I’ve been thinking about statistics and mortality — maternal, neonatal and infant. I’ve previously blogged about the CDC stats for 2003-2004, available on the Wonder query, where you can find the cause of death for every infant whose death is recorded, from birth up through age one. What I wonder, though, is whether these statistics even have meaning, or if they are too narrow for real purposes. You see, there is only one cause of death allowed on the death certificate — even if the baby or mother died for a variety of reasons, or a compounding of factors.

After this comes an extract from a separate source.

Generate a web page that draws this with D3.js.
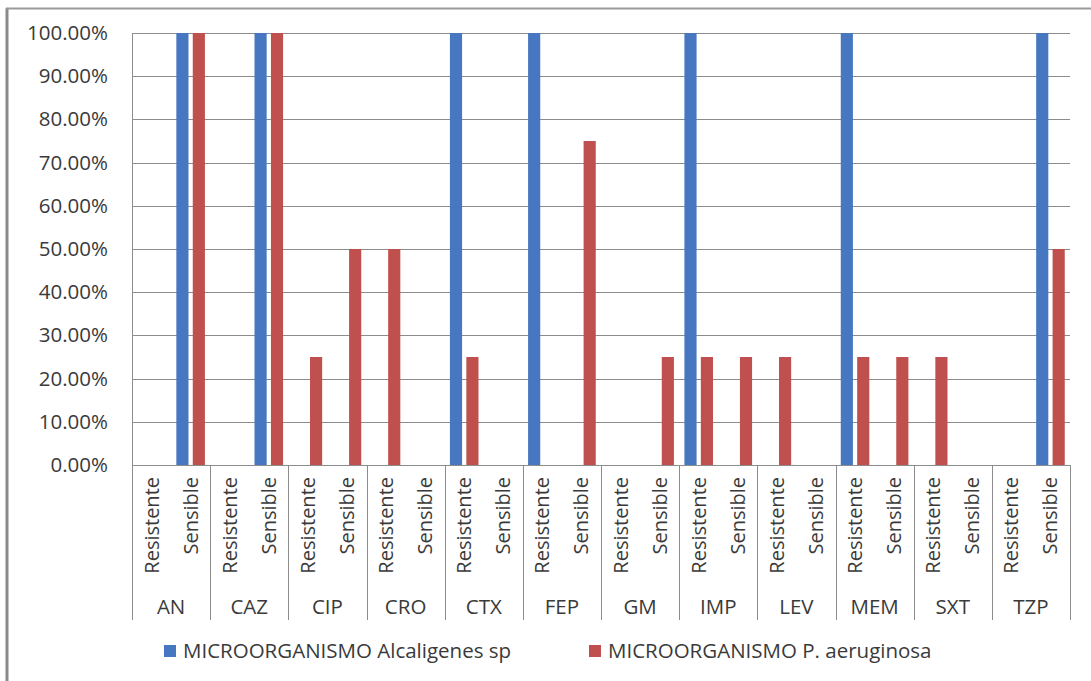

For instance, take a baby who was born with Down Syndrome, and because of that genetic defect also had a fatal heart defect. When the baby dies, is the cause of death listed as being due to Downs or the heart defect? — it can’t be listed as both! What about babies that are born premature and end up dying from a lung infection because of their prematurity — is the cause of death listed as prematurity or infection or something related to the lungs? This may have a big impact when looking at small statistics, such as those in the home-birth set. If a breech baby died from birth asphyxia because of complications with a breech vaginal birth, is it coded “birth asphyxia” or “complications from breech birth”? The first makes it look like home birth has excess neonatal mortality in low-risk women; the second makes it clear that this birth is in the higher-risk breech group. While most breech babies will do just fine being born vaginally, some will not.
I will also note that there were several babies born in the 37-42 week group that listed as the cause of death “extreme immaturity”! At term?
Maternal mortality is another term that I have the same difficulties with. You might think that all “maternal mortality” is just “women dying in childbirth”, like what used to happen in the “Dark Ages,” before clean water, antibiotics, blood transfusions, etc. — back when women had vitamin deficiencies that caused pelvic deformity, and doctors proudly refused to wash their hands, and even gloried in their bloody clothes! (Some of these things are still factors in maternal mortality in poor countries around the world.) But maternal mortality includes deaths of women during pregnancy or up to six weeks (or 1 year, depending on the definition) of the end of pregnancy, regardless of how it ended — miscarriage, abortion, stillbirth, or live birth. I don’t think abortion should be counted with maternal mortality; because it’s more precisely “anti-maternal” — it’s the refusal of a woman to become a mother to that child. I’ve read recent statistics that half of Romania’s maternal mortality is due to abortion (which ends about half of all pregnancies there), even though it is legal. “Unsafe abortion” is the fifth leading cause of maternal mortality worldwide, according to the World Health Organization. But, it is counted, so what I want or think doesn’t matter. That’s life.
I know someone who had a near-lethal complication from her C-section (which was necessitated due to preeclampsia that threatened her life or health as well as that of her baby) — her incision became horribly infected; and she also developed blood clots in her legs, which could have traveled to her heart, lungs, or brain and killed her or seriously disabled her. If she had died, would her C-section have even been implicated? Her “cause of death” would have been listed as “infection,” or possibly “stroke” or “heart attack from blood clots”. But the infection was because of the C-section; and the leg clots developed due to being immobile because of the C-section and subsequent infection (having to stay in bed in the hospital). So, had she died, only the immediate cause of death would have been listed, and not the true cause, the underlying reason, which was “complications from a C-section.”
And there is this article, in which the author demonstrates a deliberate under-reporting of maternal mortality, by coding abortion deaths as being due to some factor — any factor — other than abortion:
Furthermore, the cover-up of abortion-related deaths has actually been furthered by the World Health Organization’s coding rule number 12 of the International Classification of Diseases. This rule requires that deaths due to medical and surgical treatment must be reported under the complication of the procedure (embolism, for example) and not under the condition for treatment (elective abortion). According to researcher Isabelle Bégin:
In effect, this makes the “abortion” category a “ghost” category under which it is simply impossible to code a death due to abortion.
If this is true of abortion, I can only assume it to be true of all other types of maternal mortality. The CDC admits at least a 30% under-reporting of maternal mortality (although they don’t specify anything about the unreported or underreported deaths). But when statistics have no meaning, because the true cause of death is vague, obscure, or outright denied, how are things supposed to get any better? If we don’t know the reasons why women or babies die, how can we keep it from happening?
Finally, a few different doulas and childbirth educators on one of my email lists have said that stats at their local hospitals are similarly “scrubbed” as regards C-sections. At first, I wondered how that could happen — after all, it’s “vaginal birth” or “C-section” right? Well, one woman said that if there was a placental abruption, then that is what is put down — “PA” — not C-section. So, the C-section rate looks lower than it really is.